Deputy Secretary-General of the Socialist Party
- In office 30 March 2022 – 13 January 2024
- Secretary-General: António Costa Pedro Nuno Santos
- Preceded by: José Luís Carneiro
- Succeeded by: Vacant

Secretary of State for Commerce, Services and Consumer Protection
- In office 26 October 2019 – 30 March 2022
- Prime Minister: António Costa
- Preceded by: Himself (Consumer Protection)
- Succeeded by: Nuno Fazenda (Tourism, Commerce and Services)

Secretary of State for Consumer Protection
- In office 17 October 2018 – 26 October 2019
- Prime Minister: António Costa
- Preceded by: Paulo Alexandre Ferreira
- Succeeded by: Himself (Commerce, Services and Consumer Protection)

Secretary-General of the Socialist Youth
- In office 4 November 2012 – 18 December 2016
- Preceded by: Pedro Delgado Alves
- Succeeded by: Ivan Gonçalves

Member of the Assembly of the Republic
- Incumbent
- Assumed office 29 March 2022
- Constituency: Porto
- In office 23 October 2015 – 16 October 2018
- Constituency: Porto

Personal details
- Born: João Veloso da Silva Torres 24 April 1986 (age 39) Maia, Portugal
- Party: Socialist
- Alma mater: University of Porto (MEng)
- Profession: Civil engineer

= João Torres =

Portuguese civil engineer and politician (born 1986)

João Veloso da Silva Torres (born 24 April 1986) was a leader of the Socialist Youth, is a former Member of Parliament, former Secretary of State for Consumer Protection in the XXI Portuguese Government, and currently holds the office of Secretary of State for Commerce, Services and Consumer Protection in the XXII Portuguese Government.

A certified engineer, with a Master of Engineering Studies in Civil Engineering by the University of Porto, has a professional record in the area before entering politics, as part of a project management team in a Portuguese construction company.

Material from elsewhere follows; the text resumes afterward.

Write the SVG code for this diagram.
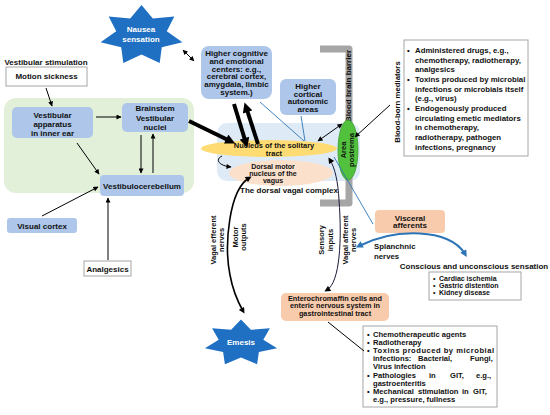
<svg xmlns="http://www.w3.org/2000/svg" width="550" height="415" viewBox="0 0 550 415">
<style>
text{font-family:"Liberation Sans",Arial,sans-serif;font-weight:bold;fill:#111;}
.c{text-anchor:middle;font-size:8px;}
.s{font-size:7px;}
.l{font-size:7.8px;}
.g{font-size:7.6px;}
.d{text-anchor:middle;font-size:7px;}
.e{text-anchor:middle;font-size:7.3px;}
.r{text-anchor:middle;font-size:7.5px;}
.w{fill:#fff;text-anchor:middle;font-size:8px;}
.bx{fill:#adc6ea;}
.pc{fill:#f8cbad;}
.wb{fill:#fff;stroke:#a6a6a6;stroke-width:1;}
.ln{fill:none;stroke:#000;stroke-width:1;}
.tk{fill:none;stroke:#000;stroke-width:4;}
.bl{fill:none;stroke:#2e75b6;stroke-width:0.9;}
.star{fill:#1f6fc3;}
</style>
<defs>
<marker id="ah" viewBox="0 0 10 10" refX="9" refY="5" markerWidth="6" markerHeight="5" markerUnits="userSpaceOnUse" orient="auto-start-reverse"><path d="M0,0 L10,5 L0,10 z" fill="#000"/></marker>
<marker id="ahT" viewBox="0 0 10 10" refX="2" refY="5" markerWidth="11" markerHeight="10" markerUnits="userSpaceOnUse" orient="auto-start-reverse"><path d="M0,0 L10,5 L0,10 z" fill="#000"/></marker>
<marker id="ahB" viewBox="0 0 10 10" refX="5" refY="5" markerWidth="8" markerHeight="7" markerUnits="userSpaceOnUse" orient="auto-start-reverse"><path d="M0,0 L10,5 L0,10 z" fill="#2e75b6"/></marker>
<marker id="ahC" viewBox="0 0 10 10" refX="5" refY="5" markerWidth="7" markerHeight="6" markerUnits="userSpaceOnUse" orient="auto-start-reverse"><path d="M0,0 L10,5 L0,10 z" fill="#000"/></marker>
</defs>

<g id="vestibular-region"><rect x="4" y="98" width="190" height="95" rx="12" fill="#e2efd9"/></g>
<g id="dorsal-vagal-complex"><rect x="217" y="123" width="143" height="58" rx="10" fill="#deebf7"/></g>
<g id="blood-brain-barrier">
<path d="M320,49 H349 V203 H320" fill="none" stroke="#a6a6a6" stroke-width="7" stroke-linejoin="round"/>
<text class="c" transform="translate(351,86) rotate(-90)">Blood brain barrier</text>
</g>

<g id="nausea"><polygon class="star" points="141.5,5 152.8,18.5 174.3,16.5 166.8,31.3 182.4,42.3 161.8,47.3 159.7,63 141.5,54.4 123.3,63 121.2,47.3 100.6,42.3 116.2,31.3 108.7,16.5 130.2,18.5"/>
<text class="w" x="141" y="32">Nausea</text><text class="w" x="141" y="42">sensation</text></g>

<g id="emesis"><polygon class="star" points="241,319.5 250.9,329.8 269.9,328.3 263.3,339.8 277.1,348.2 258.9,352.1 257.1,364.2 241,357.6 224.9,364.2 223.1,352.1 204.9,348.2 218.7,339.8 212.1,328.3 231.1,329.8"/>
<text class="w" x="241" y="345">Emesis</text></g>

<g id="vestibular-stimulation"><text class="c" x="46" y="65">Vestibular stimulation</text>
<rect class="wb" x="6" y="67" width="81" height="19"/><text class="c" x="46.5" y="79">Motion sickness</text></g>

<g id="vestibular-apparatus"><rect class="bx" x="12" y="107" width="81" height="31" rx="5"/>
<text class="c" x="52.5" y="118">Vestibular</text><text class="c" x="52.5" y="127">apparatus</text><text class="c" x="52.5" y="136">in inner ear</text></g>

<g id="brainstem"><rect class="bx" x="122" y="103" width="66" height="29" rx="5"/>
<text class="c" x="155" y="111">Brainstem</text><text class="c" x="155" y="121">Vestibular</text><text class="c" x="155" y="130">nuclei</text></g>

<g id="vestibulocerebellum"><rect class="bx" x="100" y="175" width="84" height="21" rx="4"/>
<text class="c" x="142" y="189">Vestibulocerebellum</text></g>

<g id="visual-cortex"><rect class="bx" x="7" y="218" width="70" height="15" rx="3"/>
<text class="c" x="42" y="229">Visual cortex</text></g>

<g id="analgesics"><rect class="wb" x="84" y="261" width="47" height="15"/>
<text class="c" x="107.5" y="271.5">Analgesics</text></g>

<g id="higher-cognitive"><rect class="bx" x="201" y="46" width="71" height="53" rx="8"/>
<text class="c" x="236.5" y="56">Higher cognitive</text><text class="c" x="236.5" y="63.8">and emotional</text><text class="c" x="236.5" y="71.6">centers: e.g.,</text><text class="c" x="236.5" y="79.4">cerebral cortex,</text><text class="c" x="236.5" y="87.2">amygdala, limbic</text><text class="c" x="236.5" y="95">system.)</text></g>

<g id="higher-cortical"><rect class="bx" x="280" y="79" width="56" height="36" rx="6"/>
<text class="c" x="308" y="89">Higher</text><text class="c" x="308" y="96.5">cortical</text><text class="c" x="308" y="104">autonomic</text><text class="c" x="308" y="111.5">areas</text></g>

<g id="dorsal-motor-nucleus"><ellipse cx="281" cy="173" rx="52" ry="13" fill="#fbe0cc"/>
<text class="d" x="273" y="168.8">Dorsal motor</text><text class="d" x="273" y="176">nucleus of the</text><text class="d" x="273" y="183.2">vagus</text></g>

<g id="nucleus-solitary"><ellipse cx="269" cy="148.5" rx="68" ry="8.5" fill="#ffdc73"/>
<text class="c" x="274" y="148" style="font-size:7.5px">Nucleus of the solitary</text><text class="c" x="274" y="155.6" style="font-size:7.5px">tract</text></g>

<g id="dvc-label"><text class="c" x="289" y="193">The dorsal vagal complex</text></g>

<g id="area-postrema"><ellipse cx="348" cy="150" rx="10" ry="30" fill="#52c13d" stroke="#3a9a2a" stroke-width="0.8"/>
<text class="r" transform="translate(346,150) rotate(-90)">Area</text>
<text class="r" transform="translate(353.5,150) rotate(-90)">postrema</text></g>

<g id="blood-born-mediators"><text class="c" style="font-size:7.8px" transform="translate(400,102) rotate(-90)">Blood-born mediators</text></g>

<g id="mediators-list"><rect class="wb" x="404" y="40" width="124" height="116"/>
<text class="l" x="407" y="52.8">•</text><text class="l" x="415" y="52.8">Administered drugs, e.g.,</text>
<text class="l" x="415" y="62.5">chemotherapy, radiotherapy,</text>
<text class="l" x="415" y="72.2">analgesics</text>
<text class="l" x="407" y="81.9">•</text><text class="l" x="415" y="81.9">Toxins produced by microbial</text>
<text class="l" x="415" y="91.6">infections or microbials itself</text>
<text class="l" x="415" y="101.3">(e.g., virus)</text>
<text class="l" x="407" y="111">•</text><text class="l" x="415" y="111">Endogenously produced</text>
<text class="l" x="415" y="120.7">circulating emetic mediators</text>
<text class="l" x="415" y="130.4">in chemotherapy,</text>
<text class="l" x="415" y="140.1">radiotherapy, pathogen</text>
<text class="l" x="415" y="149.8">infections, pregnancy</text>
</g>

<g id="visceral-afferents"><rect class="pc" x="375" y="210" width="70" height="23" rx="4"/>
<text class="c" x="410" y="220.5">Visceral</text><text class="c" x="410" y="228">afferents</text></g>

<g id="splanchnic-label"><text class="l" x="374" y="248.5">Splanchnic</text><text class="l" x="374" y="258.5">nerves</text></g>

<g id="conscious-label"><text class="c" x="474" y="269">Conscious and unconscious sensation</text></g>

<g id="sensation-list"><rect class="wb" x="429" y="272" width="92" height="28"/>
<text class="s" x="433" y="280.5">•</text><text class="s" x="439" y="280.5">Cardiac ischemia</text>
<text class="s" x="433" y="287.7">•</text><text class="s" x="439" y="287.7">Gastric distention</text>
<text class="s" x="433" y="294.9">•</text><text class="s" x="439" y="294.9">Kidney disease</text></g>

<g id="enterochromaffin"><rect class="pc" x="281" y="293" width="108" height="28" rx="5"/>
<text class="e" x="335" y="300.6">Enterochromaffin cells and</text><text class="e" x="335" y="308.1">enteric nervous system in</text><text class="e" x="335" y="315.6">gastrointestinal tract</text></g>

<g id="git-list"><rect class="wb" x="363" y="326" width="134" height="81"/>
<text class="g" x="367" y="337">•</text><text class="g" x="373" y="337">Chemotherapeutic agents</text>
<text class="g" x="367" y="345.1">•</text><text class="g" x="373" y="345.1">Radiotherapy</text>
<text class="g" x="367" y="353.2">•</text><text class="g" x="373" y="353.2" textLength="121" lengthAdjust="spacing">Toxins produced by microbial</text>
<text class="g" y="361.3"><tspan x="373">infections:</tspan> <tspan x="418">Bacterial,</tspan> <tspan x="470">Fungi,</tspan></text>
<text class="g" x="373" y="369.4">Virus infection</text>
<text class="g" x="367" y="377.5">•</text><text class="g" y="377.5"><tspan x="373">Pathologies</tspan> <tspan x="429">in</tspan> <tspan x="450">GIT,</tspan> <tspan x="476">e.g.,</tspan></text>
<text class="g" x="373" y="385.6">gastroenteritis</text>
<text class="g" x="367" y="393.7">•</text><text class="g" y="393.7"><tspan x="373">Mechanical</tspan> <tspan x="418">stimulation</tspan> <tspan x="462">in</tspan> <tspan x="473">GIT,</tspan></text>
<text class="g" x="373" y="401.8">e.g., pressure, fullness</text>
</g>

<g id="pathway-labels">
<text class="r" transform="translate(216,240) rotate(-90)">Vagal efferent</text>
<text class="r" transform="translate(224,240) rotate(-90)">nerves</text>
<text class="r" transform="translate(238,237) rotate(-90)">Motor</text>
<text class="r" transform="translate(246,237) rotate(-90)">outputs</text>
<text class="r" transform="translate(324,240) rotate(-90)">Sensory</text>
<text class="r" transform="translate(333,240) rotate(-90)">inputs</text>
<text class="r" transform="translate(348,240) rotate(-90)">Vagal afferent</text>
<text class="r" transform="translate(356,240) rotate(-90)">nerves</text>
</g>

<g id="connectors">
<line class="ln" x1="46" y1="88" x2="52" y2="106" marker-end="url(#ah)"/>
<line class="ln" x1="96" y1="117" x2="121" y2="117" marker-end="url(#ah)"/>
<line class="ln" x1="141" y1="135" x2="141" y2="173" marker-end="url(#ah)"/>
<line class="ln" x1="153" y1="173" x2="153" y2="134" marker-end="url(#ah)"/>
<line class="ln" x1="77" y1="143" x2="99" y2="174" marker-end="url(#ah)"/>
<line class="ln" x1="42" y1="216" x2="98" y2="187" marker-end="url(#ah)"/>
<line class="ln" x1="108" y1="260" x2="108" y2="198" marker-end="url(#ah)"/>
<line class="ln" x1="183" y1="50" x2="194" y2="61" marker-start="url(#ah)" marker-end="url(#ah)"/>
<line class="ln" x1="390" y1="105" x2="355" y2="137" marker-end="url(#ah)"/>
<line class="ln" x1="342" y1="124" x2="318" y2="141" marker-start="url(#ah)" marker-end="url(#ah)"/>
<path class="ln" d="M222,156 C214,160 220,166 231,167" marker-end="url(#ah)"/>
<line class="tk" x1="189" y1="121" x2="228" y2="140" marker-end="url(#ahT)"/>
<line class="tk" x1="234" y1="104" x2="245" y2="140" marker-end="url(#ahT)"/>
<line class="tk" x1="258" y1="144" x2="247" y2="110" marker-end="url(#ahT)"/>
<line class="bl" x1="260" y1="102" x2="304" y2="141"/>
<line class="bl" x1="301" y1="116" x2="305" y2="141"/>
<line class="bl" x1="373" y1="224" x2="334" y2="157"/>
<path d="M465,254 C450,228 395,228 359,246" fill="none" stroke="#2e75b6" stroke-width="2" marker-start="url(#ahB)" marker-end="url(#ahB)"/>
<path d="M249,178 C229,190 224,245 230,275 C233,292 238,302 243,311" fill="none" stroke="#000" stroke-width="1.6" marker-start="url(#ahC)" marker-end="url(#ahC)"/>
<path d="M327,290 C340,282 342,240 339,200 C338,182 335,168 330,160" fill="none" stroke="#1a1a3a" stroke-width="1" marker-start="url(#ahC)" marker-end="url(#ahC)"/>
<line class="ln" x1="328" y1="322" x2="364" y2="351"/>
</g>
</svg>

In late 2012, he run and won for the leadership of the Portuguese Socialist Youth. He was reelected in 2014 for a last term which lasted until 2016. He was elected Member of Parliament representing the electoral district of Porto in 2015, with competencies in the Parliamentary Commissions of Environment; Transparency; Culture, Communication, Youth and Sports; Territorial Planning; and Decentralisation, Local Power and Housing.

As of January 2017, he was nominated Vice-President of the Socialist Party Parliamentary Group. His term as Vice-President and Member of Parliament ended as he entered the XXI Portuguese Government.

In 17 October, João Veloso da Silva Torres, was nominated Secretary of State of Consumer Protection of the XXI Portuguese Government, whose term ended on 26 October 2019.

With the formation of the XXII Portuguese Government as of 26 October 2019, João Torres, was nominated Secretary of State for Commerce, Services and Consumer Protection.